Bubble Sort Performance Benchmarks

A Bit O' The Bubbly.

Free & Open Source on GitHub

Bubble Sort Performance Benchmarks

Last Update: September 15th, 2015

Overview

Bubble sort is a slow-and-predictable sorting algorithm.

Bubble sort includes 3 execution modes: pure Perl is shown in blue, RPerl's Perl data mode is red, and RPerl's C/C++ data mode is yellow.

Table Of Contents

Bubble Sort, Raw Timings, Table
Bubble Sort, Raw Timings, Graph
Bubble Sort, Logarithmic Scale Timings, Graph
Bubble Sort, Performance Ratios, Table
Bubble Sort, Performance Ratios, Graph
Bubble Sort, Average Performance Ratios, Chart

Bubble Sort, Raw Timings, Table

This table shows the most basic data which was gathered directly from running the benchmarks. The far left column shows increasingly-large input data set sizes, which is important because running the sort algorithm on a larger amount of input data should take a longer time. There is then 1 column for each of the 3 execution modes. Each execution mode was run for each data size.

Time, Seconds
Data Size Perl: Perl Types, Perl Ops, Interpreted RPerl: Perl Types, C++ Ops, Manually Compiled RPerl: C++ Types, C++ Ops, Automatically Compiled
5,000 15 2 0.04
10,000 62 9 0.18
25,000 400 59 1.13
50,000 1,610 236 4.50
75,000 3,389 538 10.10
100,000 6,163 955 18.20

Bubble Sort, Raw Timings, Graph

Predictable computing algorithms possess a quality known as computational complexity, which is a mathematical measurement used to predict how long an algorithm will take to run when given input data of different sizes. The bubble sort algorithm used in these performance benchmarks has a naturally inefficient computational complexity known as O(n**2), pronounced as "big oh of n squared". This means that if we give bubble sort an input data size of 5, then it will take a time factor of 5 squared to run, which is 25. If we give bubble sort an input data size of 10 (not much bigger than 5), then it will take a time factor of 10 squared to run, which is 100 (much larger than 25), and input of 15 will yield time factor of 225 (very much larger than 25). This computational complexity of O(n**2) is specific to the bubble sort algorithm, and most other sorting algorithms have a more efficient computational complexity, although that doesn't affect our testing because as long as we compare apples-to-apples (bubblesort-to-bubblesort) then our data holds value. In fact, bubble sort is perhaps a good benchmark choice, precisely due to its predictable, simple, inefficient nature. When we measure bubble sort's run-time, we can be reasonably sure our measurements are related to the 2 primary computational resources of CPU speed and RAM capacity, as opposed to misleading measurements of secondary computational resources such as hard-drive read/write or network bandwidth. This makes our measurements more meaningful.

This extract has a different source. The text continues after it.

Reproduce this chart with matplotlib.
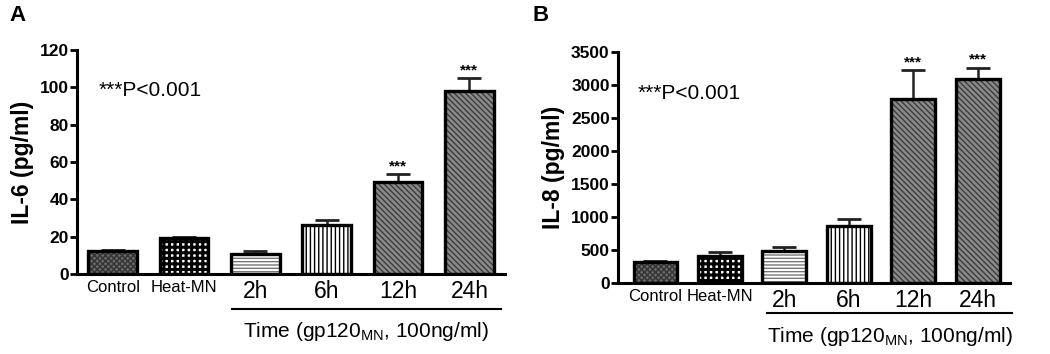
import numpy as np
import matplotlib
matplotlib.use('Agg')
import matplotlib.pyplot as plt
import matplotlib.transforms as mtransforms

plt.rcParams['font.family'] = ['Liberation Sans', 'DejaVu Sans']
plt.rcParams['mathtext.fontset'] = 'custom'
plt.rcParams['mathtext.rm'] = 'Liberation Sans'

# ── Data ─────────────────────────────────────────────────────────────────────
categories = ['Control', 'Heat-MN', '2h', '6h', '12h', '24h']
il6_mean = [12.3, 19.5, 10.5, 26, 49, 98]
il6_err = [0.3, 0.5, 2, 3, 4.5, 7]
il8_mean = [320, 410, 490, 855, 2790, 3090]
il8_err = [20, 60, 50, 120, 430, 165]
significant = [False, False, False, False, True, True]

# fill, hatch, hatch colour, hatch width for each bar
faces = ['#6a6a6a', 'white', 'white', 'white', '#8a8a8a', '#8a8a8a']
hatches = ['xxxxxx', '+++', '-----', '||||', '\\\\\\\\\\\\', '\\\\\\\\\\\\']
hatch_cols = ['#333333', 'black', '#777777', 'black', '#3c3c3c', '#3c3c3c']
hatch_lw = [1.0, 2.2, 1.0, 1.0, 1.0, 1.0]

fig = plt.figure(figsize=(10.5, 3.54), dpi=100)
axA = fig.add_axes([0.0733, 0.226, 0.4077, 0.633])
axB = fig.add_axes([0.5886, 0.2006, 0.3734, 0.6534])


def draw_panel(ax, means, errs, ymax, ystep, ylabel, xlim, star_off, line_x, line_y):
    x = np.arange(len(categories))
    for i in range(len(categories)):
        with plt.rc_context({'hatch.linewidth': hatch_lw[i]}):
            ax.bar(x[i], means[i], 0.68, color=faces[i], hatch=hatches[i],
                   edgecolor=hatch_cols[i], linewidth=0, zorder=2)
    ax.bar(x, means, 0.68, fill=False, edgecolor='black', linewidth=2.4, zorder=3)
    ax.errorbar(x, means, yerr=[np.zeros(len(x)), errs], fmt='none',
                ecolor='#222222', elinewidth=1.8, capsize=8.5, capthick=2.0, zorder=1)
    for i in range(len(x)):
        if significant[i]:
            ax.text(x[i], means[i] + errs[i] + star_off, '***', ha='center', va='bottom',
                    fontsize=11, fontweight='bold')

    ax.set_xlim(*xlim)
    ax.set_ylim(0, ymax)
    ax.set_yticks(np.arange(0, ymax + 1, ystep))
    ax.spines['top'].set_visible(False)
    ax.spines['right'].set_visible(False)
    ax.spines['left'].set_linewidth(2.2)
    ax.spines['bottom'].set_linewidth(2.2)
    ax.tick_params(axis='y', length=5, width=2, labelsize=12.5, pad=1)
    for lab in ax.get_yticklabels():
        lab.set_fontweight('bold')
    ax.set_xticks(x)
    ax.set_xticklabels(categories)
    ax.tick_params(axis='x', length=0, pad=4)
    for i, lab in enumerate(ax.get_xticklabels()):
        lab.set_fontsize(12 if i < 2 else 16.5)
    ax.set_ylabel(ylabel, fontsize=16.5, fontweight='bold', labelpad=4)

    trans = mtransforms.blended_transform_factory(ax.transData, ax.transAxes)
    ax.plot(line_x, [line_y, line_y], color='black', lw=1.5, transform=trans, clip_on=False)
    ax.text(np.mean(line_x), line_y - 0.05, r'Time (gp120$_{\mathrm{MN}}$, 100ng/ml)',
            transform=trans, ha='center', va='top', fontsize=15)
    ax.text(0.05, 0.82, '***P<0.001', transform=ax.transAxes, fontsize=15, va='center')


draw_panel(axA, il6_mean, il6_err, 120, 20, 'IL-6 (pg/ml)', (-0.5, 5.5), 0.5,
           [1.67, 5.44], -0.156)
draw_panel(axB, il8_mean, il8_err, 3500, 500, 'IL-8 (pg/ml)', (-0.58, 5.5), 15,
           [1.73, 5.53], -0.13)

fig.text(0.009, 0.955, 'A', fontsize=16, fontweight='bold', va='center')
fig.text(0.507, 0.955, 'B', fontsize=16, fontweight='bold', va='center')

fig.savefig('out.png', dpi=100)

This line graph shows linearly-increasing data sizes on the horizontal x-axis also-linearly-increasing time on the vertical y-axis. The O(n**2) computational complexity of bubble sort directly converts to the graph of y=(x**2) or "y equals x squared", which produces the familiar parabola half-bowl-shape from high-school algebra. (Just imagine the mirror-image left halves of the bowl outlines are invisible, because we can't have data sizes smaller than 0.) You can see how pure Perl in blue has a very tall-and-narrow parabolic shape, whereas RPerl's Perl data mode in red makes a more wide-and-shallow parabola. Contrastingly, RPerl's C/C++ data mode in yellow is so much faster its parabola barely raises off the 0-second mark for the entire graph.


Bubble Sort, Logarithmic Scale Timings, Graph

This line graph show logarithmically-increasing values on both the x-axis and y-axis. On a linear graph axis, the distance between 1-to-10 is equal to the distance between 101-to-110, and is one-tenth of the distance between 10-to-100. This means large values are shown far away from small values on a linear axis. On a logarithmic graph axis, the distance between 1-to-10 is about one-tenth of the distance between 101-to-110, and is equal to the distances between both 10-to-100 and 100-to-1,000. This means large values are shown close to small values on a logarithmic axis.

The use of logarithmic axes can morph smooth curves into smooth lines, as shown in this line graph. Although there are tiny variances in the lines, to the human eye all 3 lines appear to be perfectly straight and running parallel to one another. The straightness of the lines indicates the bubble sort algorithm's computational complexity is scaling smoothly as predicted. In other words, the computational complexity is staying very close to O(n**2) as the input data sizes increase. The constant relative distances between the lines indicate the 3 execution modes are all scaling at a steady rate and closely proportionate to one another. This means our benchmark algorithms are running correctly, and scaling nearly perfectly.


Bubble Sort, Performance Ratios, Table

This table shows the important performance ratios extrapolated from the first raw data table. The 4 columns are the same as the first table. The last row shows the simple rounded averages for each column, which gives us meaningful ratios from which we may evaluate all 3 execution modes. The ratios are normalized to pure Perl's performance, so the first ratio column is shown as all 1.0 values. This means for a data size of 5,000 we can see RPerl's Perl data mode runs 6.5 times faster than pure Perl, and RPerl's C/C++ data mode runs 342.8 times faster than pure Perl.

Of special interest are the performance ratios of both RPerl data modes, which stay relatively steady as data size increases, indicating proper RPerl run-time performance scalability.

Performance, Multiples
Data Size Perl: Perl Types, Perl Ops, Interpreted RPerl: Perl Types, C++ Ops, Manually Compiled RPerl: C++ Types, C++ Ops, Automatically Compiled
5,000 1.0 6.3 370.0
10,000 1.0 6.5 342.8
25,000 1.0 6.7 353.6
50,000 1.0 6.8 357.8
75,000 1.0 6.3 335.6
100,000 1.0 6.7 353.9
Rounded Average 1 6.5 352

Bubble Sort, Performance Ratios, Graph

This line graph illustrates the non-averaged data from the performance ratios table. Like the raw and logarithmic timing graphs, the x-axis represents input data size. Unlike the timing graphs, the y-axis represents performance ratios, not time in seconds. Pure Perl in blue is, by definition, a totally flat line at the 1.0 value along the bottom of the graph. RPerl's Perl data mode in red is a relatively steady line near the value of 6, hovering just above pure Perl near the bottom. RPerl's C/C++ data mode in yellow flies far above the other 2 execution modes at the top of the graph, showing the steadily-scaling performance ratios as the data size increases while moving to the right.


Bubble Sort, Average Performance Ratios, Chart

This pie chart illustrates the averaged data from the performance ratios table. The size of the pie slices represent relative speed, so a bigger slice means higher run-time performance. Pure Perl in blue is only about 0.28% of the total pie, while RPerl's C/C++ data mode in yellow clearly dominates.

Also, this chart is awesome because it looks like a famous classic video game character that we all know and love. :-)